Philippe Désfosses, CEO of French pension scheme ERAFP and vice chair of IIGCC, said: “The more companies report effectively on climate related risks and opportunities, the easier it becomes for investors to allocate the substantial amounts of capital required to implement the Paris Agreement and to work on their own climate risk disclosure. There should be no resistance to the widespread adoption of the TCFD’s recommendations given how – in most G20 countries – companies already have legal obligations to disclose material risks in their routine financial filings, including those that related to climate change.”
Investors putting their name to a statement of support for the final TCFD report included several Dutch pension investors, such as the civil service pension scheme ABP and its manager APG, and major North American pension funds such as the California Public Employees’ Retirement System.
Also signed by other financial institutions and non-financial corporates such as AkzoNobel and Veolia, the statement pledged commitment to support the TCFD’s recommendations and described the disclosures as “an important step forward in enabling market forces to drive efficient allocation of capital and support a smooth transition to a low-carbon economy”.
FSB chair and Bank of England governor Mark Carney will present the task force’s final report at the next G20 Summit, in Hamburg in July.
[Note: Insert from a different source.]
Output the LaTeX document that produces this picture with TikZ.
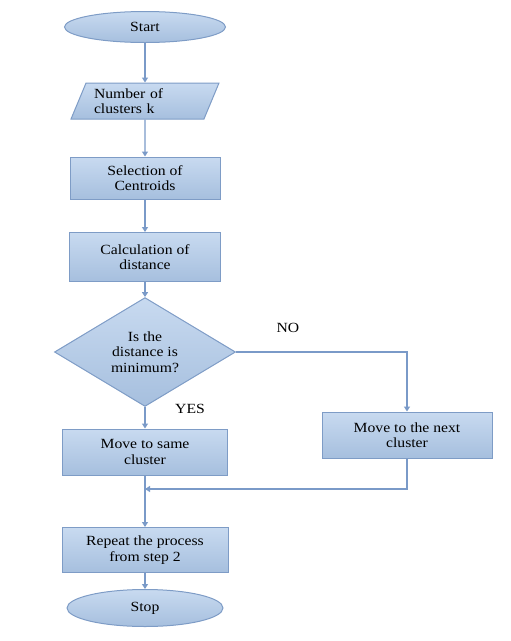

Some have called for the G20 to mandate regulatory disclosure of climate-change-related financial risks.
Philippe Zaouati, CEO of Mirova, the responsible investment subsidiary of Natixis Global Asset Management, told IPE that the European Commission’s High Level Expert Group on sustainable finance will recommend integrating the TCFD’s disclosure recommendations in EU regulation when it presents its interim report in just over a week.
Article 173 – a provision in France’s energy transition law that strengthened mandatory carbon disclosure requirements for companies and introduced carbon reporting for institutional investors – could be a model of how the task force recommendations should be implemented in EU regulation, said Zaouati.
The French law was introduced on a ‘comply or explain’ basis, and implementation is flexible.